I'm trying to wok out the proof that a homomorphism, $f: G \to H$ maps the identity in one group to the identity in another. Several other answers provide an explanation for this, but there is one step I am confused on and haven't been able to find by browsing past answers. It's likely that I'm misunderstanding the justification for drawing on the inverse of $f$ and the logic which follows.
starting with the standard property of homorphisms, $f(g_1 * g_2) = f(g_1) \oplus f(g_2)$, taking $*$ to be the binary operation in $G$, $\oplus$ to the binary operation in $H$, and $g_1, g_2 \in G$.

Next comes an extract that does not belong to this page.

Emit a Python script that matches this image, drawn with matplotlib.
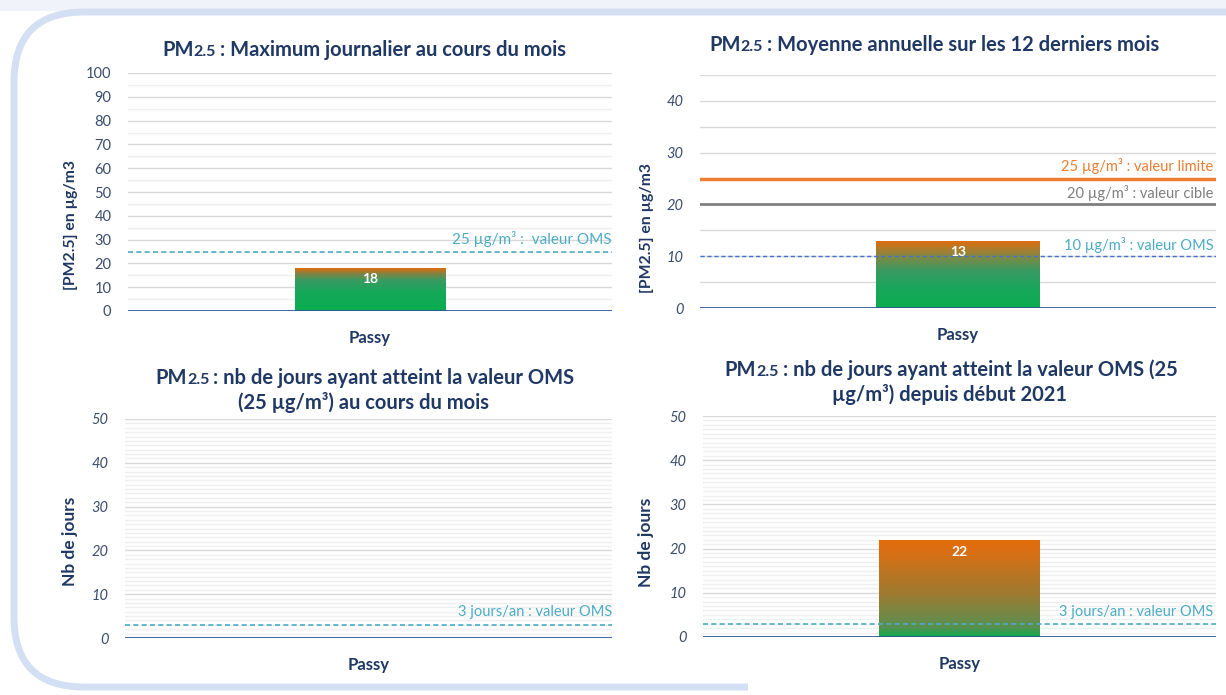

From here, the proof lets $g_1 = g_2 = e_g$, where $e_g$ is the identity of the group, $G$, which implies that $f(e_g * e_g) = f(e_g) * f(e_g)$, so $f(e_g) = f(e_g) * f(e_g)$.

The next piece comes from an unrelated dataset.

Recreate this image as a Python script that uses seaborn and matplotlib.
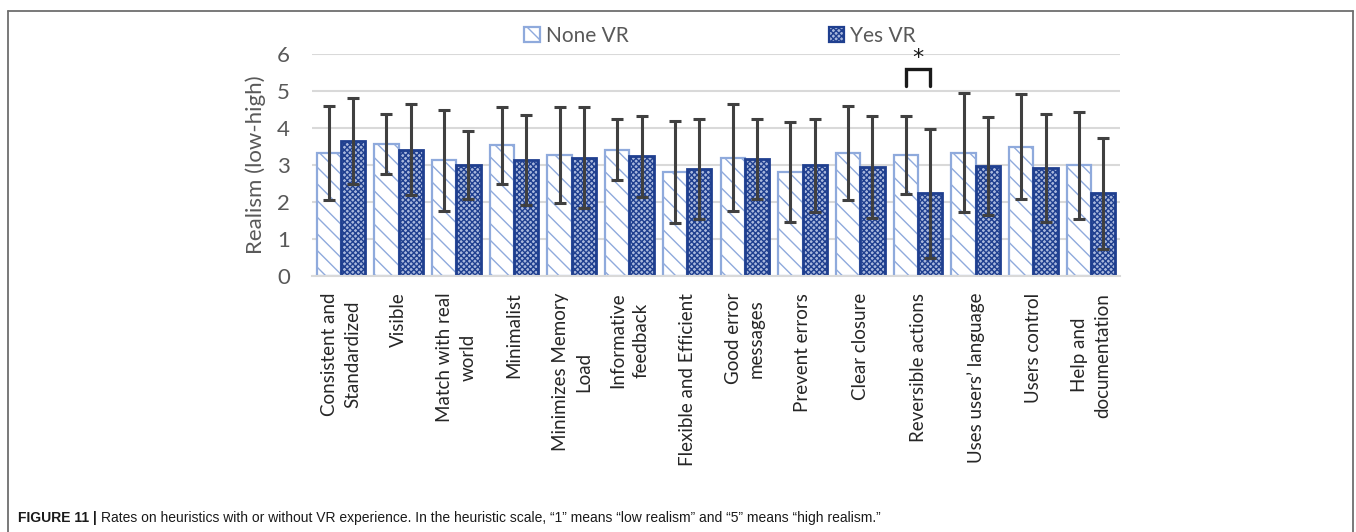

Then, we multiply on the left by $\left(f(e_g)\right)^{-1}$, which should cause this to simplfiy to the identity on the left and $f(e_g)$ on the right. Here is my confusion:
(a) How do we conclude that such an inverse exists? I believe that a homorphism is by definition bijective and, by extension, invertible, as establishing such a function is necessary to establish that two groups are isomorphic. Is this the argument? Or is there an additional condition specific to the particular groups?

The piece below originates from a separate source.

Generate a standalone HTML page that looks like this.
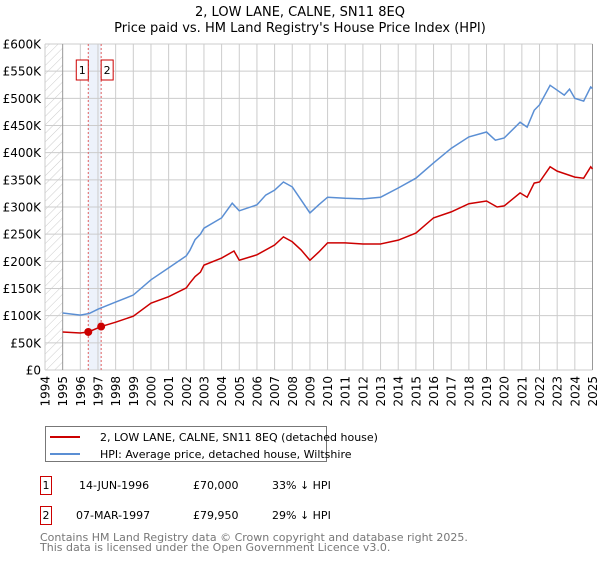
<!DOCTYPE html>
<html><head><meta charset="utf-8"><style>
body{margin:0;background:#fff;font-family:"Liberation Sans","DejaVu Sans",sans-serif;}
svg text{font-family:"DejaVu Sans","Liberation Sans",sans-serif;}
</style></head><body>
<svg id="chart" width="600" height="560" xmlns="http://www.w3.org/2000/svg">
<defs><pattern id="hatch" width="6" height="6" patternUnits="userSpaceOnUse" patternTransform="rotate(45)"><line x1="0" y1="0" x2="0" y2="6" stroke="#ccc" stroke-width="1"/></pattern></defs>
<text x="300" y="16" text-anchor="middle" font-size="13">2, LOW LANE, CALNE, SN11 8EQ</text>
<text x="300" y="32" text-anchor="middle" font-size="13">Price paid vs. HM Land Registry's House Price Index (HPI)</text>
<g id="grid"></g><g id="marks"></g><g id="axes"></g>
<g>
<rect x="45.5" y="426.5" width="281" height="35" fill="#fff" stroke="#777"/>
<line x1="50" y1="437" x2="80" y2="437" stroke="#cc0000" stroke-width="2"/>
<text x="100" y="441" font-size="11">2, LOW LANE, CALNE, SN11 8EQ (detached house)</text>
<line x1="50" y1="454" x2="80" y2="454" stroke="#5b8fd4" stroke-width="2"/>
<text x="100" y="458" font-size="11">HPI: Average price, detached house, Wiltshire</text>
</g>
<g font-size="11">
<rect x="40.5" y="476.5" width="11" height="18" fill="none" stroke="#cc0000"/><text x="46" y="489" text-anchor="middle">1</text>
<text x="79" y="489">14-JUN-1996</text><text x="193" y="489">£70,000</text><text x="272" y="489">33% ↓ HPI</text>
<rect x="40.5" y="506.5" width="11" height="18" fill="none" stroke="#cc0000"/><text x="46" y="519" text-anchor="middle">2</text>
<text x="76" y="519">07-MAR-1997</text><text x="193" y="519">£79,950</text><text x="272" y="519">29% ↓ HPI</text>
</g>
<text x="40" y="541" font-size="11" fill="#777">Contains HM Land Registry data © Crown copyright and database right 2025.</text>
<text x="40" y="551" font-size="11" fill="#777">This data is licensed under the Open Government Licence v3.0.</text>
</svg>
<script>
const hpiYears=[1995,1996,1996.5,1997,1998,1999,2000,2001,2002,2002.2,2002.5,2002.8,2003,2004,2004.6,2005,2006,2006.5,2007,2007.5,2008,2008.5,2009,2009.5,2010,2011,2012,2013,2014,2015,2016,2017,2018,2019,2019.5,2020,2020.9,2021.3,2021.7,2022,2022.6,2023,2023.4,2023.7,2024,2024.5,2024.9,2025];
const hpiValues=[105,101,104,112,125,138,166,188,210,220,240,250,261,280,307,293,304,322,331,346,337,313,289,304,318,316,315,318,335,353,381,408,429,438,423,427,456,447,478,488,524,515,506,517,500,495,521,518];
const priceYears=[1995,1996,1996.45,1997.18,1998,1999,2000,2001,2002,2002.2,2002.5,2002.8,2003,2004,2004.7,2005,2006,2007,2007.5,2008,2008.5,2009,2009.5,2010,2011,2012,2013,2014,2015,2016,2017,2018,2019,2019.6,2020,2020.9,2021.3,2021.7,2022,2022.6,2023,2024,2024.5,2024.9,2025];
const priceValues=[70,68,70,79.95,88,99,123,135,151,160,172,180,193,206,219,202,212,230,245,236,221,202,217,234,234,232,232,239,252,280,291,306,311,300,302,326,318,344,346,374,366,355,353,374,370];
const saleYears=[1996.45,1997.18];
const saleValues=[70,79.95];
const saleLabels=["1","2"];
const yTicks=[0,50,100,150,200,250,300,350,400,450,500,550,600];
const yTickLabels=["£0","£50K","£100K","£150K","£200K","£250K","£300K","£350K","£400K","£450K","£500K","£550K","£600K"];
const xTicks=[1994,1995,1996,1997,1998,1999,2000,2001,2002,2003,2004,2005,2006,2007,2008,2009,2010,2011,2012,2013,2014,2015,2016,2017,2018,2019,2020,2021,2022,2023,2024,2025];
const NS="http://www.w3.org/2000/svg";
const X0=45,X1=592.5,Y0=370,Y1=44;
const x=y=>X0+(y-1994)*(X1-X0)/31;
const yv=v=>Y0-v*(Y0-Y1)/600;
function mk(tag,attrs,parent){const e=document.createElementNS(NS,tag);for(const k in attrs)e.setAttribute(k,attrs[k]);parent.appendChild(e);return e;}
const grid=document.getElementById('grid'),marks=document.getElementById('marks'),axes=document.getElementById('axes');
mk('rect',{x:X0,y:Y1,width:x(1995)-X0,height:Y0-Y1,fill:'url(#hatch)'},grid);
const shade=mk('rect',{x:x(saleYears[0]),y:Y1,width:x(saleYears[1])-x(saleYears[0]),height:Y0-Y1,fill:'#e8effa',opacity:0.8},grid);


yTicks.forEach((t,i)=>{
 const l=mk('line',{x1:X0,x2:X1,y1:yv(t),y2:yv(t),stroke:'#ccc'},grid);
 
 
 const tx=mk('text',{x:41,y:yv(t)+4.5,'text-anchor':'end','font-size':12},axes);
 tx.textContent=yTickLabels[i];
 
 
});
xTicks.forEach(t=>{
 const l=mk('line',{x1:x(t),x2:x(t),y1:Y1,y2:Y0,stroke:(t==1995||t==2025)?'#999':'#ccc'},grid);
 
 
 const tx=mk('text',{x:0,y:0,'text-anchor':'end','font-size':12,transform:`translate(${x(t)+4.5},376) rotate(-90)`},axes);
 tx.textContent=t;
 
 
});
saleYears.forEach((s,i)=>{
 const l=mk('line',{x1:x(s),x2:x(s),y1:Y1,y2:Y0,stroke:'#e06060','stroke-dasharray':'2,2'},marks);
 
 
 const bx=x(s)+(i==0?-12:0);
 const r=mk('rect',{x:bx,y:60,width:12,height:20,fill:'#fff',stroke:'#cc0000'},marks);
 
 
 const t=mk('text',{x:bx+6,y:74,'text-anchor':'middle','font-size':11},marks);
 t.textContent=saleLabels[i];
 
 
});
const hp=mk('polyline',{points:hpiYears.map((a,i)=>x(a)+','+yv(hpiValues[i])).join(' '),fill:'none',stroke:'#5b8fd4','stroke-width':1.5},marks);


const pp=mk('polyline',{points:priceYears.map((a,i)=>x(a)+','+yv(priceValues[i])).join(' '),fill:'none',stroke:'#cc0000','stroke-width':1.5},marks);


saleYears.forEach((s,i)=>{
 const c=mk('circle',{cx:x(s),cy:yv(saleValues[i]),r:4,fill:'#cc0000'},marks);
 
 
});
</script>
</body></html>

(b) Which binary operation are we applying when we multiply by this inverse? Clearly, $f(e_g) \in H$ by the definition of $f$, which has the operation $\oplus$, but $\left(f(e_g)\right)^{-1} \in G$, which has the operation, $*$. How can we 'mix' operations in this sense between elements of two different groups?
Thanks.
Here's what it should look like: $$ f(e_G) = f(e_G * e_G) = f(e_G) \oplus f(e_G). $$ Ignore the middle term and write $$ e_H \oplus f(e_G) = f(e_G) \oplus f(e_G). $$ Note that all I have done is replace $f(e_G)$ by $e_H \oplus f(e_G)$ which is legal by the identity property of $e_H$. Now operate on the right by $[f(e_G)]^{-1}$ computed in $H$.